-- Directive --
Retype, exactly as written, every line from the one containing "Clone this chart in matplotlib." down to the one containing "y_ticks = [0, 10, 20, 30]", including both, and nothing else.

-- Material for the task --
▼

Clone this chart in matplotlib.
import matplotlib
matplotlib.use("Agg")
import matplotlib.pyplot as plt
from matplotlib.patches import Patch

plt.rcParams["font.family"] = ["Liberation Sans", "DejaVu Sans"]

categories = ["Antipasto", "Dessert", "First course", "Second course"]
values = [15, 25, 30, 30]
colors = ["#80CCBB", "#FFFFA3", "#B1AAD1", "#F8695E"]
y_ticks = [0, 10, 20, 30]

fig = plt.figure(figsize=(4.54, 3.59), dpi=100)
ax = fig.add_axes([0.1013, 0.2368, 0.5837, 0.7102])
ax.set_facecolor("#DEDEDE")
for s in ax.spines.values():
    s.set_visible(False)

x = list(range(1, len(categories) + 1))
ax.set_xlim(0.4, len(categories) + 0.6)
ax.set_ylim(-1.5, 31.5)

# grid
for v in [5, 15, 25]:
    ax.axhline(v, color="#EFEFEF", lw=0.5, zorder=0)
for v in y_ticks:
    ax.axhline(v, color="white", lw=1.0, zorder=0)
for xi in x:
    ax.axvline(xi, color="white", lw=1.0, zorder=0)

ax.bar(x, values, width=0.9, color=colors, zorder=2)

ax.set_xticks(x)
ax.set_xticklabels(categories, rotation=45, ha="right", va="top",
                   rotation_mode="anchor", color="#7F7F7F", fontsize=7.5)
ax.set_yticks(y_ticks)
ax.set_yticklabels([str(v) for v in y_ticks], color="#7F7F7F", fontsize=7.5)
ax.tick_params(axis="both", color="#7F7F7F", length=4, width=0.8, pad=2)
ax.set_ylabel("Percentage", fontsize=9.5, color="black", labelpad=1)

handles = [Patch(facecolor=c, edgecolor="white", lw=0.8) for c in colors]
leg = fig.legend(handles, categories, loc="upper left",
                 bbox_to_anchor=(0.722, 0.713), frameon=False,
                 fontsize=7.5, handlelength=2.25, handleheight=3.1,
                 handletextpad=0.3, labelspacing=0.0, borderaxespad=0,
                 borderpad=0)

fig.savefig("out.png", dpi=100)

▲
▼

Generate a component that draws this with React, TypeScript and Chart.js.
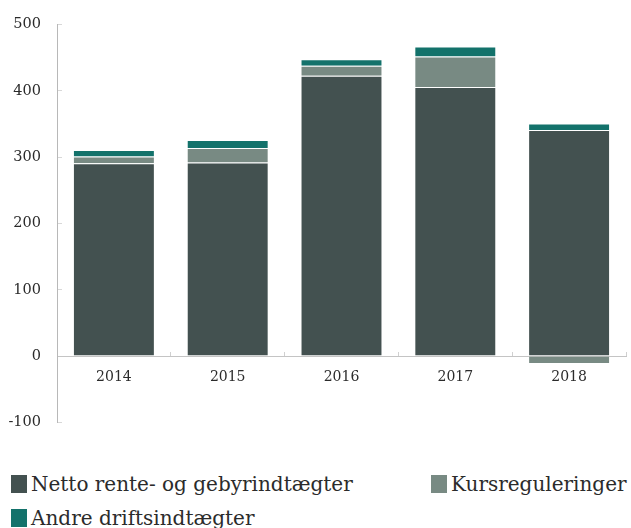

▲
▼

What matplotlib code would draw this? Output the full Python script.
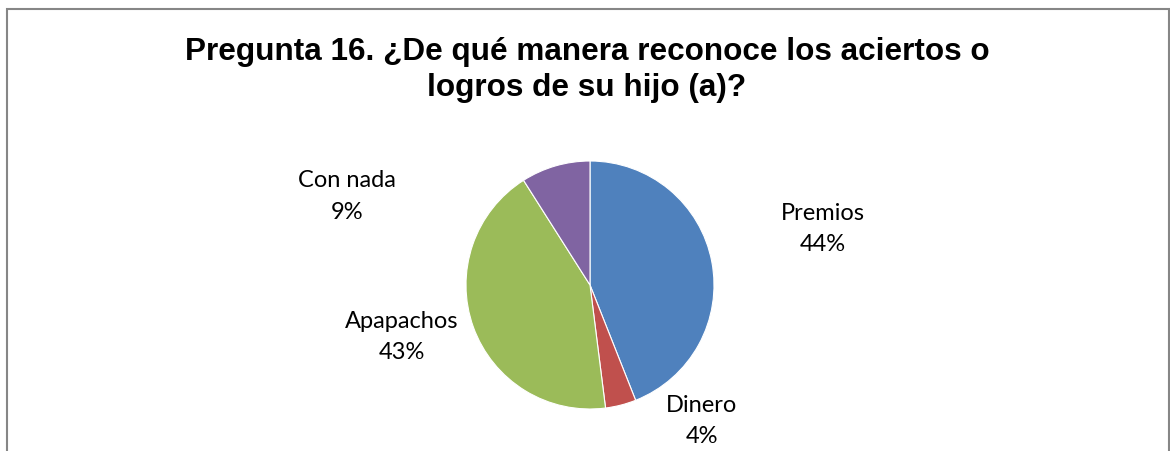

▲

-- Expected answer --
Clone this chart in matplotlib.
import matplotlib
matplotlib.use("Agg")
import matplotlib.pyplot as plt
from matplotlib.patches import Patch

plt.rcParams["font.family"] = ["Liberation Sans", "DejaVu Sans"]

categories = ["Antipasto", "Dessert", "First course", "Second course"]
values = [15, 25, 30, 30]
colors = ["#80CCBB", "#FFFFA3", "#B1AAD1", "#F8695E"]
y_ticks = [0, 10, 20, 30]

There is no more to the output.